When I met Malone, she was no longer associated with the very brand that carries her name. Malone had parted ways with Lauder in 2006 and signed an exit agreement that barred her from the fragrance industry for five years. She soon realized she had made a mistake because “the hunger and spirit” never left her.
In 2011, Malone launched a new brand that sells fragrances in store and online: Jo Loves. Although she was more than 20 years removed from mixing fragrances in her kitchen, she found herself back in a kitchen, doing what she loved — mixing and matching scents to capture the emotions she feels. Malone re-trained herself. “I’d sit for hours with fragrance sticks — one in my left hand, one in my right — wafting them beneath my nose, seeing what the combinations would trigger.”
The secret to success and the secret to reinvention in the second chapter of one’s life is to stay true to the path that your heart puts you on. Malone writes, “I may no longer own my old brand but I remained Jo Malone, the person; that’s who I am, a creator of fragrance…trust in the one thing you’re good at.”

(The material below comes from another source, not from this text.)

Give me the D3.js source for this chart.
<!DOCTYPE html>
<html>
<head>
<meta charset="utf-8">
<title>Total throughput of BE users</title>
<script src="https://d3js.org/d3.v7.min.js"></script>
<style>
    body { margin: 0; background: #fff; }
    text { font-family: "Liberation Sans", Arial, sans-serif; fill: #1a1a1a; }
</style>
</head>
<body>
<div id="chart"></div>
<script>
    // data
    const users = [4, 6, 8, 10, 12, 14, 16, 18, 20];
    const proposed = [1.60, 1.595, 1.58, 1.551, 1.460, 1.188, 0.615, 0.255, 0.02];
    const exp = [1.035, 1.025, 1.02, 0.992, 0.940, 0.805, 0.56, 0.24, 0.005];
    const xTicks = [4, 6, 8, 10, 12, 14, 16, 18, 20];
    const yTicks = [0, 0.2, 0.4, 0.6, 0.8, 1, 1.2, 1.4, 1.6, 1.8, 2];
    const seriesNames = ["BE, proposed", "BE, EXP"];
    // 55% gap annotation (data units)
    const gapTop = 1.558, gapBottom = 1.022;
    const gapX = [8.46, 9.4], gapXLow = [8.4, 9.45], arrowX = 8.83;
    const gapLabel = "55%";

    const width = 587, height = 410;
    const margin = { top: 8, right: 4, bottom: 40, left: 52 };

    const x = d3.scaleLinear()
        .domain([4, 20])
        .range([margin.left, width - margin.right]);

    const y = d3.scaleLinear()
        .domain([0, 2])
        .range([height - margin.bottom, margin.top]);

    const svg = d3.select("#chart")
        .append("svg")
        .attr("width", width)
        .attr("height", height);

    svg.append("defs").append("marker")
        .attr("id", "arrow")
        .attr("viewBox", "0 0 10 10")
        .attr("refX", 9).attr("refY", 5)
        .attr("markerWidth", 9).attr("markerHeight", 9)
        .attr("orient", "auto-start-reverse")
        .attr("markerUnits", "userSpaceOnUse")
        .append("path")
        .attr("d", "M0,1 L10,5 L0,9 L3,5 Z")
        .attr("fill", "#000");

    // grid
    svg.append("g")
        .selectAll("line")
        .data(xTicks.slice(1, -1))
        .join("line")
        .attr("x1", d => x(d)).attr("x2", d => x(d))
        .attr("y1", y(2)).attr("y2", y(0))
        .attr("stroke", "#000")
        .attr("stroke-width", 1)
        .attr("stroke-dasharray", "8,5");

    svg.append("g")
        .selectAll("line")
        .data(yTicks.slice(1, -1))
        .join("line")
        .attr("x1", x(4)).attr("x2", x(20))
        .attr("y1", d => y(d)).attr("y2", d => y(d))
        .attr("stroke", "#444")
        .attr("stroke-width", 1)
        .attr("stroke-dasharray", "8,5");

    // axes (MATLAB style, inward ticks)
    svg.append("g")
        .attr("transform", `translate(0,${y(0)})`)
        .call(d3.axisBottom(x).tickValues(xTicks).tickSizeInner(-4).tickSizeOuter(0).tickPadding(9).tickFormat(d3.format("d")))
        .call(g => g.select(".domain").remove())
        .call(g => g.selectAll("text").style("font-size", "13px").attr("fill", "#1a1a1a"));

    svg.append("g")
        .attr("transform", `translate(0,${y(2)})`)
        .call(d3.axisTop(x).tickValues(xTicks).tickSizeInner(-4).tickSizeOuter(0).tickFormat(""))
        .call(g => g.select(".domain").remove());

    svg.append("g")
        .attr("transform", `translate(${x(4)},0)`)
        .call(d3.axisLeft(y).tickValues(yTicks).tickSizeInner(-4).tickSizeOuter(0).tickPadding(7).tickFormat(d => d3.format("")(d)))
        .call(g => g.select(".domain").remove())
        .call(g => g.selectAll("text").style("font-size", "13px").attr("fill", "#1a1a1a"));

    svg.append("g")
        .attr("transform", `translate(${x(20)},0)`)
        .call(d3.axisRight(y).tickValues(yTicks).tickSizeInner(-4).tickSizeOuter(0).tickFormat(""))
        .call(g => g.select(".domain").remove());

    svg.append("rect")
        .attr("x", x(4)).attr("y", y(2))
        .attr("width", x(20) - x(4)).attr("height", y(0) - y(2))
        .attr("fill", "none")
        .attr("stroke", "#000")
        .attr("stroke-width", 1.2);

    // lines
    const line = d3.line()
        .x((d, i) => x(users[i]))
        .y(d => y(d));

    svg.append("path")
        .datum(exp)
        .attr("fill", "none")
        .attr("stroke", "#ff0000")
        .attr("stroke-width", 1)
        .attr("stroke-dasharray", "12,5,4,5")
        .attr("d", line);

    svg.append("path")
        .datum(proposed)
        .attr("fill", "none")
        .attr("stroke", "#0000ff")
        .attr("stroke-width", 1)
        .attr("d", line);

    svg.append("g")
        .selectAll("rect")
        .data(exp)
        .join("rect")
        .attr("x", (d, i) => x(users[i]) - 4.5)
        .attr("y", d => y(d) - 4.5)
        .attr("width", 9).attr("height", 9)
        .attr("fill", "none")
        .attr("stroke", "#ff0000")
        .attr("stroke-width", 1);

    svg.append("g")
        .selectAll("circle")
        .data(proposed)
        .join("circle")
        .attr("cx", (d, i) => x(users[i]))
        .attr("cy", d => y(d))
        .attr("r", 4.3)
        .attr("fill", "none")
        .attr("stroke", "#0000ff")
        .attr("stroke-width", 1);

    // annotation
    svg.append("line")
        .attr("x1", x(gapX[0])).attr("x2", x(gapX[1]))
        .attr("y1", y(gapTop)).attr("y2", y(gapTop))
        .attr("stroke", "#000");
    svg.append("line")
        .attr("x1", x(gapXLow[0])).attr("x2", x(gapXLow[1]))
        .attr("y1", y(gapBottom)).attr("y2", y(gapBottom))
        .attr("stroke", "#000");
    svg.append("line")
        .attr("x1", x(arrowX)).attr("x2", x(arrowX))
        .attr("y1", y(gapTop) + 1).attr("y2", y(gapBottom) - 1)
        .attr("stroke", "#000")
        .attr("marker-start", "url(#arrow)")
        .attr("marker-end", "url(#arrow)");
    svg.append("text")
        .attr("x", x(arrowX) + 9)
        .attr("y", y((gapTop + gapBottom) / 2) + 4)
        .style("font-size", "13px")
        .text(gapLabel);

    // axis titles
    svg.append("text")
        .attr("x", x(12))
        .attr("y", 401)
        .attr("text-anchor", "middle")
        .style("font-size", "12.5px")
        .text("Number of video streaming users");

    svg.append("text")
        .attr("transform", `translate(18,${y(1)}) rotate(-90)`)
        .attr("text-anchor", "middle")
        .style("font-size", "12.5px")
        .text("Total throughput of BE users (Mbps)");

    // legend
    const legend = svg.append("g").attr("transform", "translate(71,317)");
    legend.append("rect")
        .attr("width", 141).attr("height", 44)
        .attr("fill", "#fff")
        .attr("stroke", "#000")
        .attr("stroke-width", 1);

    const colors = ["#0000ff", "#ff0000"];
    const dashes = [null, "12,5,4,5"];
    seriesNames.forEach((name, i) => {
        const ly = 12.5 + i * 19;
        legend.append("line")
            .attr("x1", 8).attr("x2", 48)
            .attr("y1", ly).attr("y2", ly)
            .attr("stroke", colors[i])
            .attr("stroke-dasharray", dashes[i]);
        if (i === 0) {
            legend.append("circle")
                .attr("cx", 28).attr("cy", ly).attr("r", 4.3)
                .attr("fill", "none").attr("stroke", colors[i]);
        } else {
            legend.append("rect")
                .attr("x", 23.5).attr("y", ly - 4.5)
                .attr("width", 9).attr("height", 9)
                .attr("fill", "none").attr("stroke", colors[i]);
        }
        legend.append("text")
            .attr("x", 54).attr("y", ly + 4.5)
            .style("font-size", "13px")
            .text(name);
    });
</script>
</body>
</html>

Malone reminds us that all too often, we’re pulled in many directions. A friend gets a job in a hot industry and convinces you to follow his path, a colleague starts a company and wants you to join her, a boss invites you to fill a position that has a more prestigious title, but takes you away from what you enjoy. Malone says in those situations, the best advice she can give is the one she’s learned from going from kitchen entrepreneur to millionaire: “Follow your heart. If you wake up each morning with a drive rooted in the passion of what you do, rather than a passion for the money you can make, you’re on a wise path.”